Hamilton is in need of a good result after wiping himself out on Kamui Kobayashi's Sauber at Spa and costing himself a likely win at the Hungaroring with a spin and subsequent rejoining manoeuvre that was judged reckless by the stewards. Monza has not been kind to him since he finished second on his Italian Grand Prix debut. In 2008, a qualifying tyre blunder left him down the grid and with only a couple of points at the finish and a year later he crashed out of third place on the final lap in a futile chase of the leading Brawns. If he can survive the first and last lap flashpoints, he should at least be able to return to the podium here.

Whoever emerges as the winner, the DRS rear wing is likely to play a key role. There are two independent activation zones, one on the run from Lesmo 2 to Ascari and one on the main straight, each with their own detection zones. Button is among those to tip a slipstreaming classic at a track that has not produced a great deal of passing in F1 of late, but it's not a foregone conclusion.

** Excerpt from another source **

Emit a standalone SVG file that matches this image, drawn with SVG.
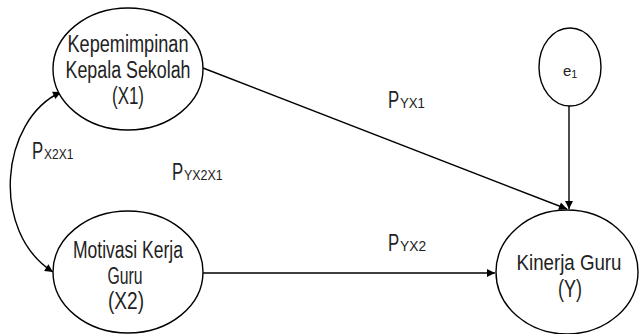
<svg xmlns="http://www.w3.org/2000/svg" width="639" height="334" viewBox="0 0 639 334">
  <style>
    .node { fill: #ffffff; stroke: #000000; stroke-width: 1.4; }
    .edge { fill: none; stroke: #000000; stroke-width: 1.4; }
    text { font-family: "Liberation Sans", Arial, sans-serif; fill: #222222; }
    .lbl { font-size: 23px; text-anchor: middle; }
    .coef { font-size: 24px; }
    .sub { font-size: 15px; }
  </style>
  <defs>
    <marker id="arrow" viewBox="0 0 10 10" refX="10" refY="5" markerWidth="10" markerHeight="8" markerUnits="userSpaceOnUse" orient="auto-start-reverse">
      <path d="M0,0 L10,5 L0,10 z" fill="#000000"/>
    </marker>
  </defs>

  <!-- connectors -->
  <g id="connectors">
    <path class="edge" d="M203,68 L567,209" marker-end="url(#arrow)"/>
    <path class="edge" d="M569,106 L569,209" marker-end="url(#arrow)"/>
    <path class="edge" d="M203,273 L495,273" marker-end="url(#arrow)"/>
    <path class="edge" d="M61,92 C0,120 -10,232 53,272" marker-start="url(#arrow)" marker-end="url(#arrow)"/>
  </g>

  <!-- path coefficients: narrow P with subscript -->
  <g id="coefficients">
    <text class="coef" transform="translate(32,159) scale(0.7,1)">P</text>
    <text class="sub" transform="translate(44,159) scale(0.8,1)">X2X1</text>
    <text class="coef" transform="translate(172,180) scale(0.7,1)">P</text>
    <text class="sub" transform="translate(184,180) scale(0.83,1)">YX2X1</text>
    <text class="coef" transform="translate(388,108) scale(0.7,1)">P</text>
    <text class="sub" transform="translate(400,108) scale(0.88,1)">YX1</text>
    <text class="coef" transform="translate(388,251) scale(0.7,1)">P</text>
    <text class="sub" transform="translate(400,251) scale(0.92,1)">YX2</text>
  </g>

  <g id="x1">
    <ellipse class="node" cx="128" cy="69" rx="75" ry="61"/>
    <text class="lbl" x="128" y="52" textLength="121" lengthAdjust="spacingAndGlyphs">Kepemimpinan</text>
    <text class="lbl" x="128" y="78" textLength="125" lengthAdjust="spacingAndGlyphs">Kepala Sekolah</text>
    <text class="lbl" x="128" y="104" textLength="32" lengthAdjust="spacingAndGlyphs">(X1)</text>
  </g>

  <g id="x2">
    <ellipse class="node" cx="128" cy="272" rx="75" ry="61"/>
    <text class="lbl" x="128" y="258" textLength="110" lengthAdjust="spacingAndGlyphs">Motivasi Kerja</text>
    <text class="lbl" x="125" y="284" textLength="35" lengthAdjust="spacingAndGlyphs">Guru</text>
    <text class="lbl" x="126" y="309" textLength="36" lengthAdjust="spacingAndGlyphs">(X2)</text>
  </g>

  <g id="y">
    <ellipse class="node" cx="567" cy="272" rx="71" ry="62"/>
    <text class="lbl" x="569" y="270" textLength="105" lengthAdjust="spacingAndGlyphs" style="font-size:22px">Kinerja Guru</text>
    <text class="lbl" x="570" y="297" textLength="24" lengthAdjust="spacingAndGlyphs">(Y)</text>
  </g>

  <g id="e1">
    <ellipse class="node" cx="570" cy="67" rx="31" ry="39"/>
    <text x="563" y="76" style="font-size:15px">e<tspan style="font-size:11px" dy="2">1</tspan></text>
  </g>
</svg>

The deciding factor will be how much of the zone is left when the DRS advantage really kicks in, which is typically when the car unable to open the wing is close to maxing out. This is because defending into Ascari and the first chicane will be relatively easy and to make a move stick, the chasing car will have to be clear by the turn in.

If passing is straightforward, the race could turn into a slipstreaming classic, but there's no foregone conclusion that it will be.

Strategy

Monza is not a tyre chewer - witness Vettel's single stop at the end of the penultimate lap last year - so a two-stop race with a single stint on the slower medium compound seems logical.

But the curveball is how the DRS will affect strategy. If passing is easy, there is an argument for considering a three-stop race if you have enough life in your soft rubber to make that work. Certainly, for those qualifying outside the top 10 it might be worth a shot, especially if they have genuinely quick cars under them.